__WORK TO COMPLETE__:
Print, word for word, every line from the beginning of the listing up to and including the line with "import plotly.graph_objects as go". Pictures are to be excluded.

__PROVIDED ENTRIES__:
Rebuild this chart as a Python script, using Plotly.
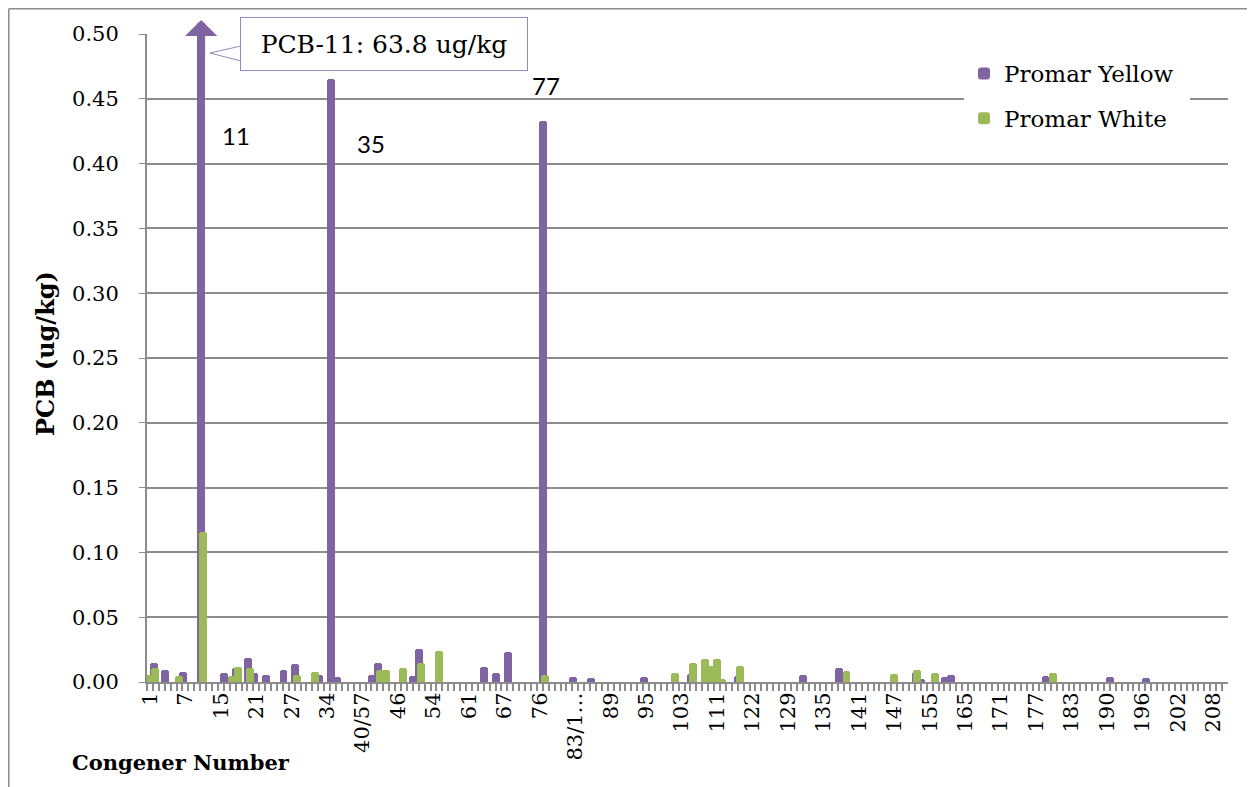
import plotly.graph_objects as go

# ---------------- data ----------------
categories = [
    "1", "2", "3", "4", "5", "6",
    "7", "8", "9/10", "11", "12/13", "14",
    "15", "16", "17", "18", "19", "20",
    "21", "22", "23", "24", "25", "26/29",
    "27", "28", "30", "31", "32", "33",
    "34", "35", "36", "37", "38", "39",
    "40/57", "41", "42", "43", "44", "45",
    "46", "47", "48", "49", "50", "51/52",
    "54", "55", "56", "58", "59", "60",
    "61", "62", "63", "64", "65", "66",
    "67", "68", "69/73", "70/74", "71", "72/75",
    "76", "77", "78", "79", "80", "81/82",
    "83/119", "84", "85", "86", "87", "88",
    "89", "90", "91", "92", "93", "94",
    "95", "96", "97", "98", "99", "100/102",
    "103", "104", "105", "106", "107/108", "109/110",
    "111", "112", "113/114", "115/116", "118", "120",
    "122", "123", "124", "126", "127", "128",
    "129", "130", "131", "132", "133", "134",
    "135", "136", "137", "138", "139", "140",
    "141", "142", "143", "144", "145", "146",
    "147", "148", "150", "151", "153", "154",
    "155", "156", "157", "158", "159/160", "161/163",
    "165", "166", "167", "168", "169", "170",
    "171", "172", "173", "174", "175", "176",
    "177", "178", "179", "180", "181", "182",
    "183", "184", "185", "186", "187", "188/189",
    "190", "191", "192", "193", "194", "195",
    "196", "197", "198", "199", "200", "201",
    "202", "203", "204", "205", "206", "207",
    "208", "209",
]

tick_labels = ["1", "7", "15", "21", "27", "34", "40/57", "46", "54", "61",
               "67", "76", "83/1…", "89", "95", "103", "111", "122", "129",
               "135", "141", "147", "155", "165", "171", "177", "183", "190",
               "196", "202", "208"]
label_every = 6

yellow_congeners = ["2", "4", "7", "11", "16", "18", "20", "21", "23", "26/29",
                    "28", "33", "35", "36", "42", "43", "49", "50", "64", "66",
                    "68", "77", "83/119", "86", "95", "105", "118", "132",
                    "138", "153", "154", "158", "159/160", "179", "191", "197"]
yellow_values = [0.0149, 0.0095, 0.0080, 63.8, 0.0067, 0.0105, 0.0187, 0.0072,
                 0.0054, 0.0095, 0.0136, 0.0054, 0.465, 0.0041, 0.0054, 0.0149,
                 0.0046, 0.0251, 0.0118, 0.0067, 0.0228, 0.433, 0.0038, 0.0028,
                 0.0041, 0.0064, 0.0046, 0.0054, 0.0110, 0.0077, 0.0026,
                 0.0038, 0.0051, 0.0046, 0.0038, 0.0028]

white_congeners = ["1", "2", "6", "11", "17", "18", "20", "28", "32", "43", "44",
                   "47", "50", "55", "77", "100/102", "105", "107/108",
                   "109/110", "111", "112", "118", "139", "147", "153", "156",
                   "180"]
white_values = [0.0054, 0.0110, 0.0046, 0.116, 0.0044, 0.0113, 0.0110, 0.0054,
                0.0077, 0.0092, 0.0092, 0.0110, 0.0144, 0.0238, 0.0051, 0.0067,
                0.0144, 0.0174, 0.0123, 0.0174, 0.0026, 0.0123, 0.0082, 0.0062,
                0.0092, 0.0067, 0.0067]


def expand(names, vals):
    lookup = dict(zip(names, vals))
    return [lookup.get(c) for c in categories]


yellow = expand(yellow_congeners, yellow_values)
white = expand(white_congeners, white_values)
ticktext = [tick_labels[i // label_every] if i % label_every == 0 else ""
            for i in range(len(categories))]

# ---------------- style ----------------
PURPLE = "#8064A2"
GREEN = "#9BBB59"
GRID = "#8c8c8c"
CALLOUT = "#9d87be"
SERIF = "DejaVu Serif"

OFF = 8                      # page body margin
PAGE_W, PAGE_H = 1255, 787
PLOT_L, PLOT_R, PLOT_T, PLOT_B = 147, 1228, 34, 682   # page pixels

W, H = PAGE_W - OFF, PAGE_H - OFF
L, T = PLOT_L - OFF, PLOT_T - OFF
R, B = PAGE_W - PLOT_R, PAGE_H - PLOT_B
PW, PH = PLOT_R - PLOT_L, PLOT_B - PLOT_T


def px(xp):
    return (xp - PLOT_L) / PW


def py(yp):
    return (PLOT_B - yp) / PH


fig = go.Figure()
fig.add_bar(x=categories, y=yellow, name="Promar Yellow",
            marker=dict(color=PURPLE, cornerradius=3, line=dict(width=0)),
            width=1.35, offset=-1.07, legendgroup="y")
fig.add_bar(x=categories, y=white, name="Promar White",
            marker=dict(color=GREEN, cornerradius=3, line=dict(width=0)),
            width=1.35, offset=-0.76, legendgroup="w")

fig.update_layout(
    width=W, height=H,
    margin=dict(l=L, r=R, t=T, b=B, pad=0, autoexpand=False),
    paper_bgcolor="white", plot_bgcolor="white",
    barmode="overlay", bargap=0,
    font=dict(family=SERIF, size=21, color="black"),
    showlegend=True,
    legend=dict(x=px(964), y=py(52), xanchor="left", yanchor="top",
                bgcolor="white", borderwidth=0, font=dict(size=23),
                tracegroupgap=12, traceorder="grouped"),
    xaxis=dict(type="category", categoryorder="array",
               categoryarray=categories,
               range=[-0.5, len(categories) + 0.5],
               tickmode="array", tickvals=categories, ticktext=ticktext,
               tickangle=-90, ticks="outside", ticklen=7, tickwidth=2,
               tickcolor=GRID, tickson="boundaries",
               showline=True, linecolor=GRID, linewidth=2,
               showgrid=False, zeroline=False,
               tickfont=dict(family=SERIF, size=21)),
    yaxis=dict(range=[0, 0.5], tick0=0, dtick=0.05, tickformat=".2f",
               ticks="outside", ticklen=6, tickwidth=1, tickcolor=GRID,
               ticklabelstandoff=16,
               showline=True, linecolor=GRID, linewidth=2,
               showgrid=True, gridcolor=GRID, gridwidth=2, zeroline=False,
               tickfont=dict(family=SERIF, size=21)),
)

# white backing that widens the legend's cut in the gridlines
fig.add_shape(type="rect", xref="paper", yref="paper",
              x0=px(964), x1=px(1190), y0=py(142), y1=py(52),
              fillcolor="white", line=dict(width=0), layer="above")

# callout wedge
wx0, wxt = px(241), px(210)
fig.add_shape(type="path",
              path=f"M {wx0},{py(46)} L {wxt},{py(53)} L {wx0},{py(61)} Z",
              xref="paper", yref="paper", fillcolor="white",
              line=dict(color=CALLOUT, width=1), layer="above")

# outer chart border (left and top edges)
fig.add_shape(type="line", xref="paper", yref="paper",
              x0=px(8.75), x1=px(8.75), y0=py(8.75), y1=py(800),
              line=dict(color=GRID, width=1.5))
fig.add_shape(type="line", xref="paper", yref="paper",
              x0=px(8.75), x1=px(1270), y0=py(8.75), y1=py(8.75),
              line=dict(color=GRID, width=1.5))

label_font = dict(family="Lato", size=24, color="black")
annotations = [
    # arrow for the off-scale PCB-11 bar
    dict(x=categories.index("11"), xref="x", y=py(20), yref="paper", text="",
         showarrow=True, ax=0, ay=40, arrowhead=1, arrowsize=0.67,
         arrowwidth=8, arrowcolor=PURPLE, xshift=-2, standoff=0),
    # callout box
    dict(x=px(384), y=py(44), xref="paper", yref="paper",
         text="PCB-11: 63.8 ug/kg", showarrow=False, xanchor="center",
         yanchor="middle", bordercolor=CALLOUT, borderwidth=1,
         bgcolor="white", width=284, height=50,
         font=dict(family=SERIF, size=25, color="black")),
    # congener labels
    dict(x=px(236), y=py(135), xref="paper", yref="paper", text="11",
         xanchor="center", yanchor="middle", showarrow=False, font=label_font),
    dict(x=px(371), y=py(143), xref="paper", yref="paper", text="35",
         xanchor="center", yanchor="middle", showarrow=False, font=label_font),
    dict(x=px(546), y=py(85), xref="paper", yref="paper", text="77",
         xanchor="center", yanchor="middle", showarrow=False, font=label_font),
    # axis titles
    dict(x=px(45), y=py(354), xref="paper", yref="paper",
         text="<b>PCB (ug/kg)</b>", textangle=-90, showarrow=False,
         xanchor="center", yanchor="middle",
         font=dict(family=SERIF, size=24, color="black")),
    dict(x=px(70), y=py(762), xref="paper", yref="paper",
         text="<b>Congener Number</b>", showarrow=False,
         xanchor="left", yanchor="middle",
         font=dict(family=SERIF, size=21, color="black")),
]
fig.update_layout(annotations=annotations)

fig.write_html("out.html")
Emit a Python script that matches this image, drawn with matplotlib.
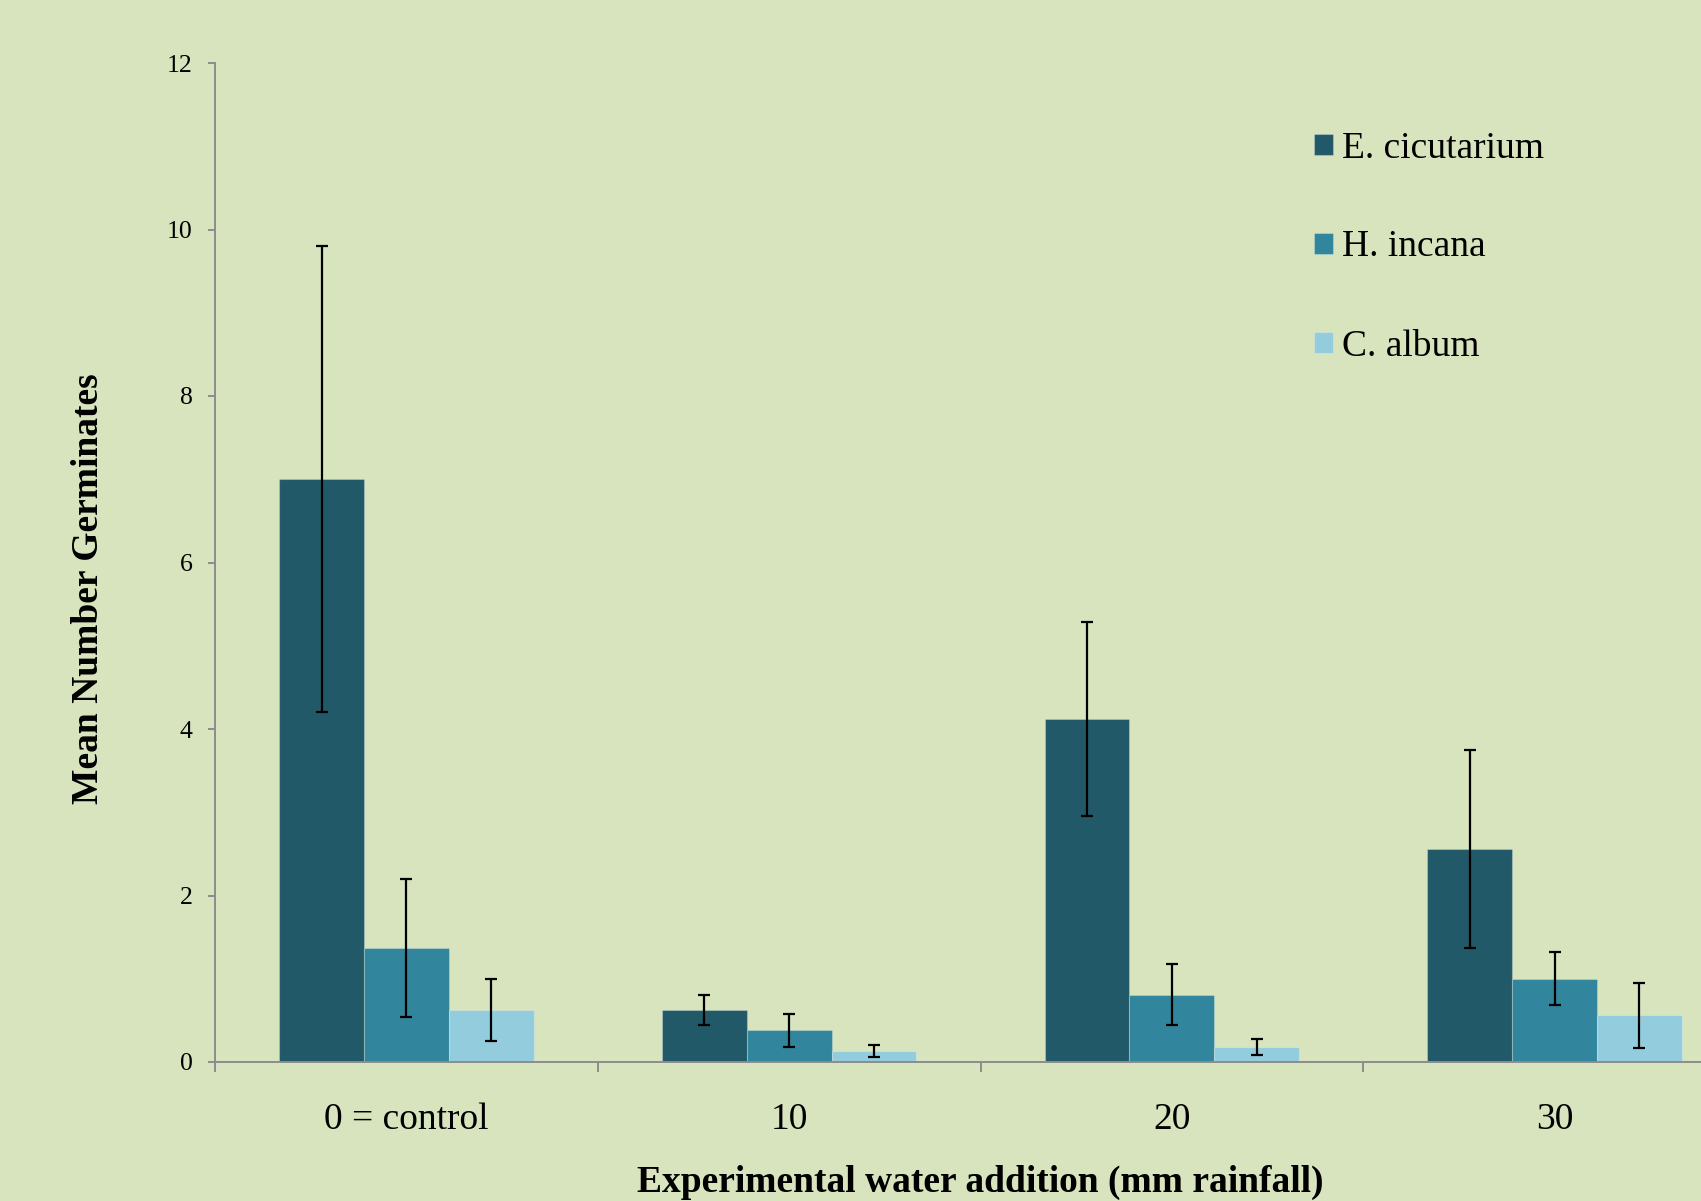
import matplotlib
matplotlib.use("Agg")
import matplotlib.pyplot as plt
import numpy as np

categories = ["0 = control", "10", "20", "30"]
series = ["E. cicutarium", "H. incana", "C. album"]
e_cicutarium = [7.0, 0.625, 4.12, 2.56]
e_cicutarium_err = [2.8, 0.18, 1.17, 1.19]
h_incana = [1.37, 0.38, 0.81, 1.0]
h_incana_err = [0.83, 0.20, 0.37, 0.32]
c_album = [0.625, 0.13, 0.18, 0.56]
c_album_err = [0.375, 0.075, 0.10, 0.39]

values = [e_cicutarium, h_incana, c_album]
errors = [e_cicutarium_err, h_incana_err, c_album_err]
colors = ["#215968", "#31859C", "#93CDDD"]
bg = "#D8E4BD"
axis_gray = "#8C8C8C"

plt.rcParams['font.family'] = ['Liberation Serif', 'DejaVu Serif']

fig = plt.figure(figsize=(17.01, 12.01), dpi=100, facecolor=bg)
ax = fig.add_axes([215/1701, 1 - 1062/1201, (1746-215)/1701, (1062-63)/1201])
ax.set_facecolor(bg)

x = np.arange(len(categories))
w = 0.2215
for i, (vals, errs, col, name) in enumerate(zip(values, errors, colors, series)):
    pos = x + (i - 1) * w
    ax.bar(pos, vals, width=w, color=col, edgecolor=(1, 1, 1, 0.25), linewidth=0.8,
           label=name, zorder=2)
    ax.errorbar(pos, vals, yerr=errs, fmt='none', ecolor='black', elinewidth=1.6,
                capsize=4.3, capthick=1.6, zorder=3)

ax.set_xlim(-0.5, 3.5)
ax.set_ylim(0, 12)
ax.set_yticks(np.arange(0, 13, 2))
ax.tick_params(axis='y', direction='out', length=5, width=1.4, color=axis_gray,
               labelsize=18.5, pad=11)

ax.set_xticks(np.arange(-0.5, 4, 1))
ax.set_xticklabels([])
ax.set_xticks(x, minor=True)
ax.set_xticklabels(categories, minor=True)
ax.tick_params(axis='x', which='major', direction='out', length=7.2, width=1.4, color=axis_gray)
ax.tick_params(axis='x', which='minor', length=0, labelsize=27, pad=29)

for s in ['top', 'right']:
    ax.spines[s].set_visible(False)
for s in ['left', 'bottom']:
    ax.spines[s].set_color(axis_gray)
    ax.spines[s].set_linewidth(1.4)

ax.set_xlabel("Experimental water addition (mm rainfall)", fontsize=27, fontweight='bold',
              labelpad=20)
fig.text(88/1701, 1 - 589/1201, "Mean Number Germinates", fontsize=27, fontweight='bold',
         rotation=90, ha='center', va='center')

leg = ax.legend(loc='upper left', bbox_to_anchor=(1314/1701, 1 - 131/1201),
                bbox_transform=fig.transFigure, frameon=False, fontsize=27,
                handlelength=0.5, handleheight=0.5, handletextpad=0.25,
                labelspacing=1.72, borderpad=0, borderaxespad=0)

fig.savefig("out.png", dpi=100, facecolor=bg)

__COMPLETE RESPONSE__:
Rebuild this chart as a Python script, using Plotly.
import plotly.graph_objects as go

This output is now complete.